# START OF MATERIAL

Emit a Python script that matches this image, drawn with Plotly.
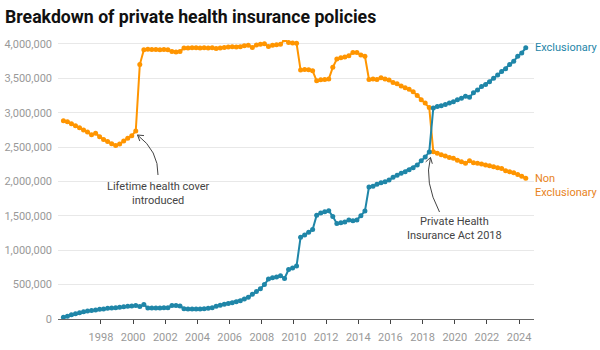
import math
import pandas as pd
import plotly.graph_objects as go

# Quarterly observations, Sep 1995 .. Jun 2024
quarters = pd.date_range("1995-09-01", "2024-06-01", freq="3MS").strftime("%Y-%m-%d").tolist()

non_exclusionary = [
    2.885, 2.87, 2.84, 2.81, 2.78, 2.75, 2.72, 2.68, 2.70, 2.65,
    2.61, 2.58, 2.55, 2.525, 2.545, 2.59, 2.63, 2.665, 2.735, 3.70,
    3.915, 3.925, 3.92, 3.92, 3.915, 3.92, 3.915, 3.89, 3.885, 3.89,
    3.94, 3.94, 3.945, 3.945, 3.94, 3.945, 3.94, 3.945, 3.935, 3.94,
    3.95, 3.955, 3.96, 3.955, 3.96, 3.975, 3.98, 3.95, 3.985, 3.995,
    4.005, 3.965, 3.98, 3.99, 3.995, 4.06, 4.02, 4.015, 4.01, 3.62,
    3.63, 3.625, 3.61, 3.465, 3.48, 3.485, 3.49, 3.66, 3.78, 3.80,
    3.81, 3.83, 3.875, 3.875, 3.84, 3.82, 3.485, 3.49, 3.485, 3.51,
    3.49, 3.475, 3.44, 3.42, 3.39, 3.365, 3.34, 3.305, 3.25, 3.19,
    3.14, 3.075, 2.433, 2.41, 2.39, 2.37, 2.35, 2.337, 2.31, 2.288,
    2.265, 2.30, 2.274, 2.265, 2.254, 2.24, 2.23, 2.215, 2.20, 2.19,
    2.156, 2.14, 2.127, 2.10, 2.075, 2.046,
]

exclusionary = [
    0.025, 0.04, 0.06, 0.075, 0.09, 0.105, 0.115, 0.125, 0.13, 0.14,
    0.145, 0.155, 0.16, 0.165, 0.17, 0.178, 0.185, 0.19, 0.195, 0.18,
    0.21, 0.16, 0.16, 0.16, 0.16, 0.165, 0.165, 0.195, 0.195, 0.19,
    0.15, 0.145, 0.145, 0.145, 0.145, 0.15, 0.155, 0.165, 0.185, 0.20,
    0.215, 0.225, 0.235, 0.25, 0.265, 0.29, 0.315, 0.36, 0.40, 0.44,
    0.50, 0.58, 0.60, 0.61, 0.63, 0.59, 0.72, 0.74, 0.77, 1.19,
    1.22, 1.26, 1.30, 1.51, 1.54, 1.56, 1.575, 1.49, 1.39, 1.40,
    1.41, 1.44, 1.43, 1.44, 1.50, 1.57, 1.92, 1.93, 1.96, 1.98,
    1.995, 2.02, 2.06, 2.09, 2.12, 2.14, 2.17, 2.20, 2.24, 2.30,
    2.355, 2.43, 3.07, 3.09, 3.10, 3.12, 3.14, 3.16, 3.19, 3.21,
    3.24, 3.225, 3.29, 3.33, 3.38, 3.41, 3.45, 3.50, 3.55, 3.60,
    3.64, 3.70, 3.75, 3.82, 3.87, 3.945,
]

tick_years = [1998, 2000, 2002, 2004, 2006, 2008, 2010, 2012,
              2014, 2016, 2018, 2020, 2022, 2024]

series_names = ["Exclusionary", "Non<br>Exclusionary"]
annotation_texts = ["Lifetime health cover<br>introduced", "Private Health<br>Insurance Act 2018"]
title_text = "Breakdown of private health insurance policies"

non_excl_vals = [v * 1_000_000 for v in non_exclusionary]
excl_vals = [v * 1_000_000 for v in exclusionary]

BLUE = "#1f86a8"
ORANGE = "#ff9500"
ORANGE_TXT = "#e8831c"

W_FIG, H_FIG = 600, 350
ML, MR, MT, MB = 58, 66, 40, 31
PW = W_FIG - ML - MR
PH = H_FIG - MT - MB
BOTTOM = H_FIG - MB


def p(px, py):
    return (px - ML) / PW, (BOTTOM - py) / PH


def curved_arrow(p0, c, p2, head=6.5):
    x0, y0 = p(*p0)
    xc, yc = p(*c)
    x2, y2 = p(*p2)
    dx, dy = p2[0] - c[0], p2[1] - c[1]
    n = math.hypot(dx, dy)
    bx, by = -dx / n, -dy / n
    pts = []
    for ang in (math.radians(32), -math.radians(32)):
        rx = bx * math.cos(ang) - by * math.sin(ang)
        ry = bx * math.sin(ang) + by * math.cos(ang)
        pts.append(p(p2[0] + rx * head, p2[1] + ry * head))
    path = (f"M{x0},{y0} Q{xc},{yc} {x2},{y2} "
            f"M{pts[0][0]},{pts[0][1]} L{x2},{y2} L{pts[1][0]},{pts[1][1]}")
    return dict(type="path", xref="paper", yref="paper", path=path,
                line=dict(color="#444", width=1))


fig = go.Figure()
fig.add_trace(go.Scatter(x=quarters, y=non_excl_vals, mode="lines+markers",
                         line=dict(color=ORANGE, width=2), marker=dict(color=ORANGE, size=5),
                         showlegend=False, hoverinfo="skip"))
fig.add_trace(go.Scatter(x=quarters, y=excl_vals, mode="lines+markers",
                         line=dict(color=BLUE, width=2), marker=dict(color=BLUE, size=5),
                         showlegend=False, hoverinfo="skip"))

font_family = "Roboto, sans-serif"

fig.update_layout(
    width=W_FIG, height=H_FIG,
    margin=dict(l=ML, r=MR, t=MT, b=MB, pad=0),
    paper_bgcolor="white", plot_bgcolor="white",
    font=dict(family=font_family, size=11, color="#999"),
    title=dict(text=f"<b>{title_text}</b>", x=5 / W_FIG, xanchor="left",
               y=1 - 17 / H_FIG, yanchor="middle",
               font=dict(family=font_family, size=17.7, color="#111")),
    xaxis=dict(type="date", range=["1995-05-01", "2024-12-05"], automargin=False,
               tickvals=[f"{y}-01-01" for y in tick_years],
               ticktext=[str(y) for y in tick_years],
               showgrid=False, showline=True, linecolor="#666", linewidth=1,
               ticks="outside", ticklen=4, tickcolor="#444", tickwidth=1,
               tickfont=dict(size=11, color="#999"), ticklabelstandoff=4,
               zeroline=False),
    yaxis=dict(range=[0, 4_058_000], tick0=0, dtick=500_000, tickformat=",d",
               automargin=False,
               showgrid=True, gridcolor="#e8e8e8", gridwidth=1,
               zeroline=False, showline=False, ticks="",
               tickfont=dict(size=11, color="#999"), ticklabelstandoff=5),
    shapes=[
        curved_arrow((158, 175), (158.6, 151), (137.5, 135)),
        curved_arrow((439.5, 212), (423.7, 181.6), (430.5, 157.5)),
    ],
    annotations=[
        dict(x=1, xref="paper", y=excl_vals[-1], yref="y", text=series_names[0],
             showarrow=False, xanchor="left", yanchor="middle", xshift=-1,
             font=dict(family=font_family, size=11, color=BLUE)),
        dict(x=1, xref="paper", y=non_excl_vals[-1], yref="y", text=series_names[1],
             showarrow=False, xanchor="left", yanchor="top", yshift=8, xshift=-1, align="left",
             font=dict(family=font_family, size=11, color=ORANGE_TXT)),
        dict(x=p(158, 0)[0], xref="paper", y=p(0, 193)[1], yref="paper",
             text=annotation_texts[0], showarrow=False, xanchor="center", yanchor="middle",
             font=dict(family=font_family, size=11, color="#444")),
        dict(x=p(454, 0)[0], xref="paper", y=p(0, 228.5)[1], yref="paper",
             text=annotation_texts[1], showarrow=False, xanchor="center", yanchor="middle",
             font=dict(family=font_family, size=11, color="#444")),
    ],
)

fig.write_html("out.html")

# END OF MATERIAL

**YOUR OBJECTIVE:** Return to the listing above and set it down exactly, leaving out its pictures.

**SOLUTION BELOW:**
Emit a Python script that matches this image, drawn with Plotly.
import math
import pandas as pd
import plotly.graph_objects as go

# Quarterly observations, Sep 1995 .. Jun 2024
quarters = pd.date_range("1995-09-01", "2024-06-01", freq="3MS").strftime("%Y-%m-%d").tolist()

non_exclusionary = [
    2.885, 2.87, 2.84, 2.81, 2.78, 2.75, 2.72, 2.68, 2.70, 2.65,
    2.61, 2.58, 2.55, 2.525, 2.545, 2.59, 2.63, 2.665, 2.735, 3.70,
    3.915, 3.925, 3.92, 3.92, 3.915, 3.92, 3.915, 3.89, 3.885, 3.89,
    3.94, 3.94, 3.945, 3.945, 3.94, 3.945, 3.94, 3.945, 3.935, 3.94,
    3.95, 3.955, 3.96, 3.955, 3.96, 3.975, 3.98, 3.95, 3.985, 3.995,
    4.005, 3.965, 3.98, 3.99, 3.995, 4.06, 4.02, 4.015, 4.01, 3.62,
    3.63, 3.625, 3.61, 3.465, 3.48, 3.485, 3.49, 3.66, 3.78, 3.80,
    3.81, 3.83, 3.875, 3.875, 3.84, 3.82, 3.485, 3.49, 3.485, 3.51,
    3.49, 3.475, 3.44, 3.42, 3.39, 3.365, 3.34, 3.305, 3.25, 3.19,
    3.14, 3.075, 2.433, 2.41, 2.39, 2.37, 2.35, 2.337, 2.31, 2.288,
    2.265, 2.30, 2.274, 2.265, 2.254, 2.24, 2.23, 2.215, 2.20, 2.19,
    2.156, 2.14, 2.127, 2.10, 2.075, 2.046,
]

exclusionary = [
    0.025, 0.04, 0.06, 0.075, 0.09, 0.105, 0.115, 0.125, 0.13, 0.14,
    0.145, 0.155, 0.16, 0.165, 0.17, 0.178, 0.185, 0.19, 0.195, 0.18,
    0.21, 0.16, 0.16, 0.16, 0.16, 0.165, 0.165, 0.195, 0.195, 0.19,
    0.15, 0.145, 0.145, 0.145, 0.145, 0.15, 0.155, 0.165, 0.185, 0.20,
    0.215, 0.225, 0.235, 0.25, 0.265, 0.29, 0.315, 0.36, 0.40, 0.44,
    0.50, 0.58, 0.60, 0.61, 0.63, 0.59, 0.72, 0.74, 0.77, 1.19,
    1.22, 1.26, 1.30, 1.51, 1.54, 1.56, 1.575, 1.49, 1.39, 1.40,
    1.41, 1.44, 1.43, 1.44, 1.50, 1.57, 1.92, 1.93, 1.96, 1.98,
    1.995, 2.02, 2.06, 2.09, 2.12, 2.14, 2.17, 2.20, 2.24, 2.30,
    2.355, 2.43, 3.07, 3.09, 3.10, 3.12, 3.14, 3.16, 3.19, 3.21,
    3.24, 3.225, 3.29, 3.33, 3.38, 3.41, 3.45, 3.50, 3.55, 3.60,
    3.64, 3.70, 3.75, 3.82, 3.87, 3.945,
]

tick_years = [1998, 2000, 2002, 2004, 2006, 2008, 2010, 2012,
              2014, 2016, 2018, 2020, 2022, 2024]

series_names = ["Exclusionary", "Non<br>Exclusionary"]
annotation_texts = ["Lifetime health cover<br>introduced", "Private Health<br>Insurance Act 2018"]
title_text = "Breakdown of private health insurance policies"

non_excl_vals = [v * 1_000_000 for v in non_exclusionary]
excl_vals = [v * 1_000_000 for v in exclusionary]

BLUE = "#1f86a8"
ORANGE = "#ff9500"
ORANGE_TXT = "#e8831c"

W_FIG, H_FIG = 600, 350
ML, MR, MT, MB = 58, 66, 40, 31
PW = W_FIG - ML - MR
PH = H_FIG - MT - MB
BOTTOM = H_FIG - MB


def p(px, py):
    return (px - ML) / PW, (BOTTOM - py) / PH


def curved_arrow(p0, c, p2, head=6.5):
    x0, y0 = p(*p0)
    xc, yc = p(*c)
    x2, y2 = p(*p2)
    dx, dy = p2[0] - c[0], p2[1] - c[1]
    n = math.hypot(dx, dy)
    bx, by = -dx / n, -dy / n
    pts = []
    for ang in (math.radians(32), -math.radians(32)):
        rx = bx * math.cos(ang) - by * math.sin(ang)
        ry = bx * math.sin(ang) + by * math.cos(ang)
        pts.append(p(p2[0] + rx * head, p2[1] + ry * head))
    path = (f"M{x0},{y0} Q{xc},{yc} {x2},{y2} "
            f"M{pts[0][0]},{pts[0][1]} L{x2},{y2} L{pts[1][0]},{pts[1][1]}")
    return dict(type="path", xref="paper", yref="paper", path=path,
                line=dict(color="#444", width=1))


fig = go.Figure()
fig.add_trace(go.Scatter(x=quarters, y=non_excl_vals, mode="lines+markers",
                         line=dict(color=ORANGE, width=2), marker=dict(color=ORANGE, size=5),
                         showlegend=False, hoverinfo="skip"))
fig.add_trace(go.Scatter(x=quarters, y=excl_vals, mode="lines+markers",
                         line=dict(color=BLUE, width=2), marker=dict(color=BLUE, size=5),
                         showlegend=False, hoverinfo="skip"))

font_family = "Roboto, sans-serif"

fig.update_layout(
    width=W_FIG, height=H_FIG,
    margin=dict(l=ML, r=MR, t=MT, b=MB, pad=0),
    paper_bgcolor="white", plot_bgcolor="white",
    font=dict(family=font_family, size=11, color="#999"),
    title=dict(text=f"<b>{title_text}</b>", x=5 / W_FIG, xanchor="left",
               y=1 - 17 / H_FIG, yanchor="middle",
               font=dict(family=font_family, size=17.7, color="#111")),
    xaxis=dict(type="date", range=["1995-05-01", "2024-12-05"], automargin=False,
               tickvals=[f"{y}-01-01" for y in tick_years],
               ticktext=[str(y) for y in tick_years],
               showgrid=False, showline=True, linecolor="#666", linewidth=1,
               ticks="outside", ticklen=4, tickcolor="#444", tickwidth=1,
               tickfont=dict(size=11, color="#999"), ticklabelstandoff=4,
               zeroline=False),
    yaxis=dict(range=[0, 4_058_000], tick0=0, dtick=500_000, tickformat=",d",
               automargin=False,
               showgrid=True, gridcolor="#e8e8e8", gridwidth=1,
               zeroline=False, showline=False, ticks="",
               tickfont=dict(size=11, color="#999"), ticklabelstandoff=5),
    shapes=[
        curved_arrow((158, 175), (158.6, 151), (137.5, 135)),
        curved_arrow((439.5, 212), (423.7, 181.6), (430.5, 157.5)),
    ],
    annotations=[
        dict(x=1, xref="paper", y=excl_vals[-1], yref="y", text=series_names[0],
             showarrow=False, xanchor="left", yanchor="middle", xshift=-1,
             font=dict(family=font_family, size=11, color=BLUE)),
        dict(x=1, xref="paper", y=non_excl_vals[-1], yref="y", text=series_names[1],
             showarrow=False, xanchor="left", yanchor="top", yshift=8, xshift=-1, align="left",
             font=dict(family=font_family, size=11, color=ORANGE_TXT)),
        dict(x=p(158, 0)[0], xref="paper", y=p(0, 193)[1], yref="paper",
             text=annotation_texts[0], showarrow=False, xanchor="center", yanchor="middle",
             font=dict(family=font_family, size=11, color="#444")),
        dict(x=p(454, 0)[0], xref="paper", y=p(0, 228.5)[1], yref="paper",
             text=annotation_texts[1], showarrow=False, xanchor="center", yanchor="middle",
             font=dict(family=font_family, size=11, color="#444")),
    ],
)

fig.write_html("out.html")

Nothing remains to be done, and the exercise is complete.